From the moment I started at the Univeristy of Waterloo in Software Engineering in 2005, I've been extremely fortunate to have had a career that was practically on auto-pilot, with the great fortune of living through one of the most lucrative periods to be a software engineer. It afforded me the opportunity to do co-ops at world class companies across North America, like Qualcomm in San Diego, Arista Networks (a small startup in a basement office back then) in the bay area, and Amazon in Seattle.
After University, my desire to stay in Canada led me to a job at a local networking device company in Waterloo. However, after less than a year there, I got the itch to do something bigger and better and was offered the chance to work on a top-secret device project for Amazon in Seattle. I signed the deal thinking that perhaps it would be for working on an Amazon tablet, however, it turned out to be the ground floor of the infamous Fire Phone, with the first Fire Tablet launching a few months after I joined.

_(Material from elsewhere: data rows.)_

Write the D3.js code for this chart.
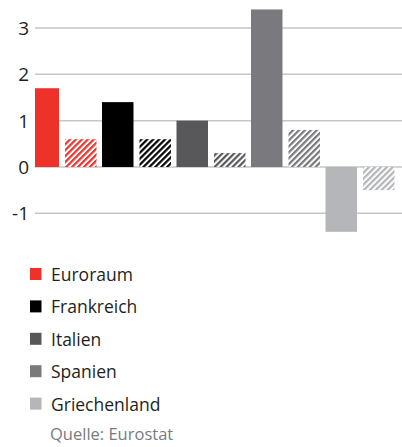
<!DOCTYPE html>
<html>
<head>
<meta charset="utf-8">
<script src="https://cdn.jsdelivr.net/npm/d3@7"></script>
<style>
  body { margin: 0; background: #fff; }
  svg { display: block; font-family: "Open Sans", "Noto Sans", sans-serif; }
</style>
</head>
<body>
<svg id="chart" width="402" height="447"></svg>
<script>
// values per country: solid bar and hatched bar
var countries = ['Euroraum', 'Frankreich', 'Italien', 'Spanien', 'Griechenland'];
var solidValues = [1.7, 1.4, 1.0, 3.4, -1.4];
var hatchValues = [0.6, 0.6, 0.3, 0.8, -0.5];
var colors = ['#ee3129', '#000000', '#58585b', '#7a7a7e', '#b5b6ba'];
var yTicks = [-1, 0, 1, 2, 3];

var width = 402,
    height = 447;

var svg = d3.select('#chart');

var plotLeft = 35;

var y = d3.scaleLinear()
    .domain([-1, 3])
    .range([213.3, 28]);

var x0 = d3.scaleBand()
    .domain(countries)
    .range([27.5, 400])
    .padding(0);

var x1 = d3.scaleBand()
    .domain(['solid', 'hatch'])
    .range([0, 69])
    .paddingInner(0.16)
    .paddingOuter(0);

// hatch patterns, one per colour
var defs = svg.append('defs');
colors.forEach(function(c, i) {
    var p = defs.append('pattern')
        .attr('id', 'hatch' + i)
        .attr('patternUnits', 'userSpaceOnUse')
        .attr('width', 4.2)
        .attr('height', 4.2)
        .attr('patternTransform', 'rotate(45)');
    p.append('rect').attr('width', 4.2).attr('height', 4.2).attr('fill', '#fff');
    p.append('line')
        .attr('x1', 1.1).attr('y1', 0)
        .attr('x2', 1.1).attr('y2', 4.2)
        .attr('stroke', c)
        .attr('stroke-width', 2.2);
});

defs.append('clipPath').attr('id', 'plotclip')
    .append('rect')
    .attr('x', plotLeft).attr('y', 0)
    .attr('width', width - plotLeft).attr('height', 240);

// gridlines
svg.append('g')
    .selectAll('line')
    .data(yTicks)
    .enter().append('line')
        .attr('x1', plotLeft)
        .attr('x2', width)
        .attr('y1', d => y(d))
        .attr('y2', d => y(d))
        .attr('stroke', '#c6c6c6')
        .attr('stroke-width', 1.5);

// tick labels
svg.append('g')
    .selectAll('text')
    .data(yTicks)
    .enter().append('text')
        .attr('x', 29)
        .attr('y', d => y(d) + 7)
        .attr('text-anchor', 'end')
        .attr('font-size', 19)
        .attr('fill', '#231f20')
        .text(d => d);

var bars = svg.append('g').attr('clip-path', 'url(#plotclip)');

var rows = countries.map((c, i) => ({
    country: c, i: i, solid: solidValues[i], hatch: hatchValues[i]
}));

bars.selectAll('rect.solid')
    .data(rows)
    .enter().append('rect')
        .attr('class', 'solid')
        .attr('x', d => x0(d.country) + x1('solid'))
        .attr('width', x1.bandwidth())
        .attr('y', d => y(Math.max(0, d.solid)))
        .attr('height', d => Math.abs(y(d.solid) - y(0)))
        .attr('fill', d => colors[d.i]);

bars.selectAll('rect.hatch')
    .data(rows)
    .enter().append('rect')
        .attr('class', 'hatch')
        .attr('x', d => x0(d.country) + x1('hatch'))
        .attr('width', x1.bandwidth())
        .attr('y', d => y(Math.max(0, d.hatch)))
        .attr('height', d => Math.abs(y(d.hatch) - y(0)))
        .attr('fill', d => 'url(#hatch' + d.i + ')');

// legend
var legend = svg.append('g')
    .selectAll('g')
    .data(countries)
    .enter().append('g')
        .attr('transform', (d, i) => 'translate(30,' + (268 + i * 32.4) + ')');

legend.append('rect')
    .attr('width', 11.5)
    .attr('height', 12)
    .attr('fill', (d, i) => colors[i]);

legend.append('text')
    .attr('x', 21)
    .attr('y', 13)
    .attr('font-size', 17.5)
    .attr('fill', '#231f20')
    .text(d => d);

svg.append('text')
    .attr('x', 50)
    .attr('y', 440)
    .attr('font-size', 16.5)
    .attr('fill', '#7a7a7e')
    .text('Quelle: Eurostat');
</script>
</body>
</html>
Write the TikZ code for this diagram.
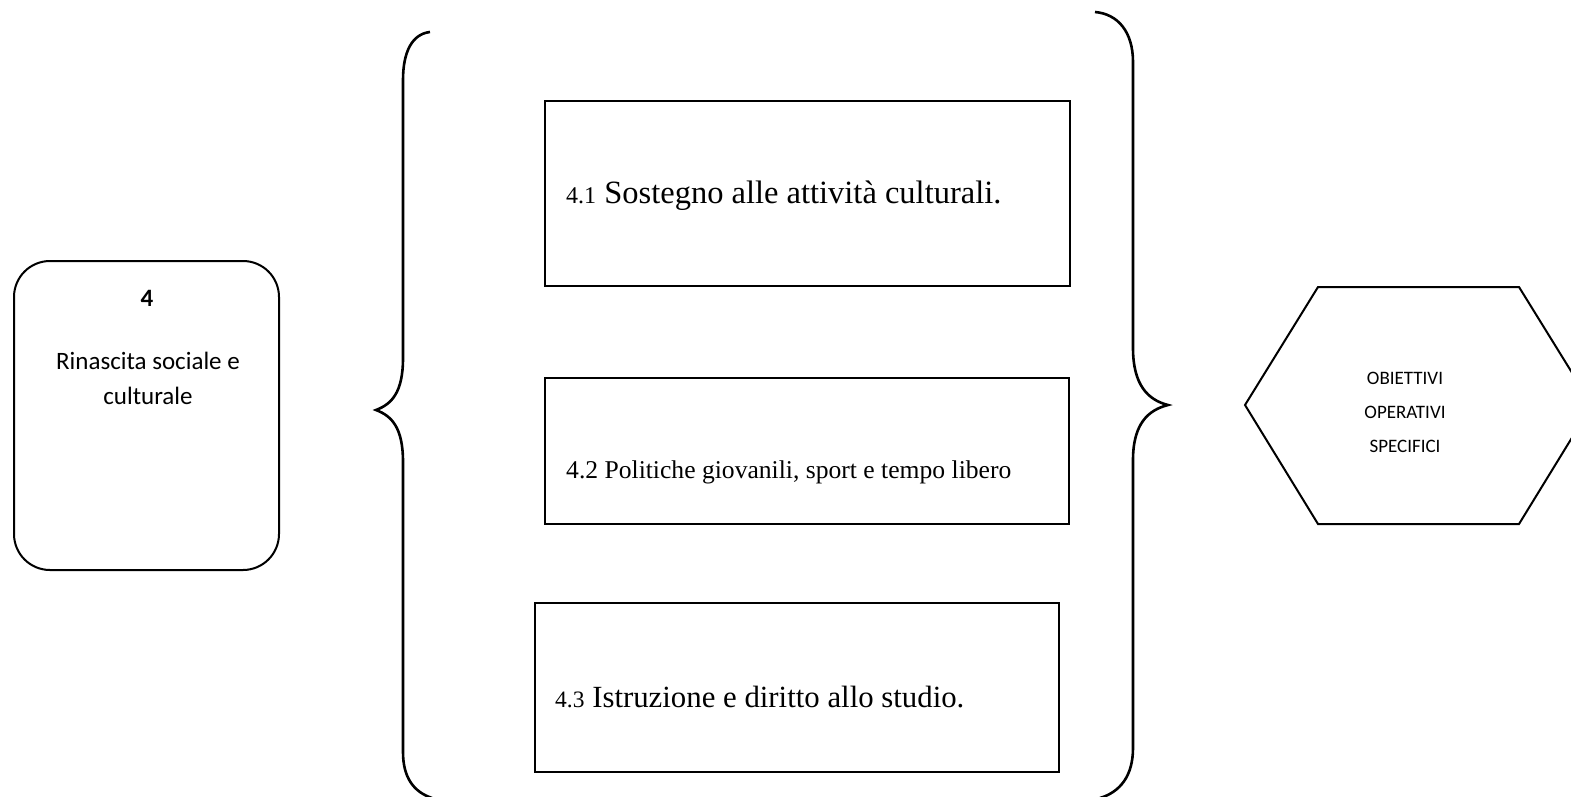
\documentclass[tikz,border=0pt]{standalone}
\usepackage{fontspec}
\setmainfont{Liberation Serif}
\newfontfamily\calib{Carlito}
\usetikzlibrary{positioning}
\tikzset{
  rbox/.style={draw, line width=2pt, rounded corners=36pt, minimum width=265pt, minimum height=309pt, inner sep=0pt},
  sbox/.style={draw, line width=2pt, minimum width=#1, inner sep=0pt},
  brace/.style={draw, line width=2.6pt},
  bigtxt/.style={anchor=west, inner sep=0pt},
  caltxt/.style={inner sep=0pt, align=center}
}
\begin{document}
\begin{tikzpicture}[x=1pt,y=-1pt]
\useasboundingbox (0,0) rectangle (1571,796);
\clip (0,0) rectangle (1571,796);
% left rounded box
\node[rbox] (main) at (146.5,415.5) {};
\node[caltxt, font=\calib\fontsize{25}{30}\selectfont] (num) at (147,298) {\textbf{4}};
\node[caltxt, font=\calib\fontsize{25}{35}\selectfont] (title) at (148,378) {Rinascita sociale e\\culturale};
% braces
\path[brace] (430,32) .. controls (412,34) and (403,52) .. (403,80) -- (403,358)
  .. controls (403,392) and (392,404) .. (376,410)
  .. controls (392,416) and (403,428) .. (403,462) -- (403,752)
  .. controls (403,778) and (414,792) .. (432,798);
\path[brace] (1095,12) .. controls (1118,14) and (1133,32) .. (1133,62) -- (1133,348)
  .. controls (1133,385) and (1148,400) .. (1168,405)
  .. controls (1148,410) and (1133,424) .. (1133,460) -- (1133,748)
  .. controls (1133,776) and (1120,792) .. (1100,798);
% three boxes
\node[sbox=525pt, minimum height=185pt] (b1) at (807.5,193.5) {};
\node[sbox=524pt, minimum height=146pt] (b2) at (807,451) {};
\node[sbox=524pt, minimum height=169pt] (b3) at (797,687.5) {};
\node[bigtxt, font=\fontsize{32.5}{38}\selectfont] (t1) at (566,196) {{\fontsize{24}{28}\selectfont 4.1} Sostegno alle attività culturali.};
\node[bigtxt, font=\fontsize{25.6}{30}\selectfont] (t2) at (566,472) {4.2 Politiche giovanili, sport e tempo libero};
\node[bigtxt, font=\fontsize{30.8}{36}\selectfont] (t3) at (555,697) {{\fontsize{23.5}{28}\selectfont 4.3} Istruzione e diritto allo studio.};
% hexagon
\draw[line width=2pt] (1245,405) -- (1318,287) -- (1519,287) -- (1592,405) -- (1519,524) -- (1318,524) -- cycle;
\node[caltxt, font=\calib\fontsize{19}{34}\selectfont] (hex) at (1405,412) {OBIETTIVI\\OPERATIVI\\SPECIFICI};
\end{tikzpicture}
\end{document}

It was one hell of a ride working on the Fire Phone, our product managers frequently presented our work to Jeff Bezos, and there were some tense crunches over the years. Shortly after launch, I decided to take a couple months off, travel all over southeast Asia, and moved back to Canada in 2015, through an internal transfer to the Amazon Fulfillment team working on picking software. After a fun year launching the first Kiva Robot picking site outside of the USA in Poland, I took an opportunity to transfer again within Amazon on a greenfield project in Customer Service automating workforce management solutions. I remained in Customer Service for the next 10 years, with a couple more team shifts along the way - one with the internal Ordering and Account website, and my final stint with the contact center management team, reponsible for routing and connecting customers with support associates across all contact channels.
2026 is the first time in nearly 15 years that I no longer carry the label of "Amazonian" (or as the locals in SLU used to refer to some of us, "Amholes") and am looking for that next big thing to tickle my fancy.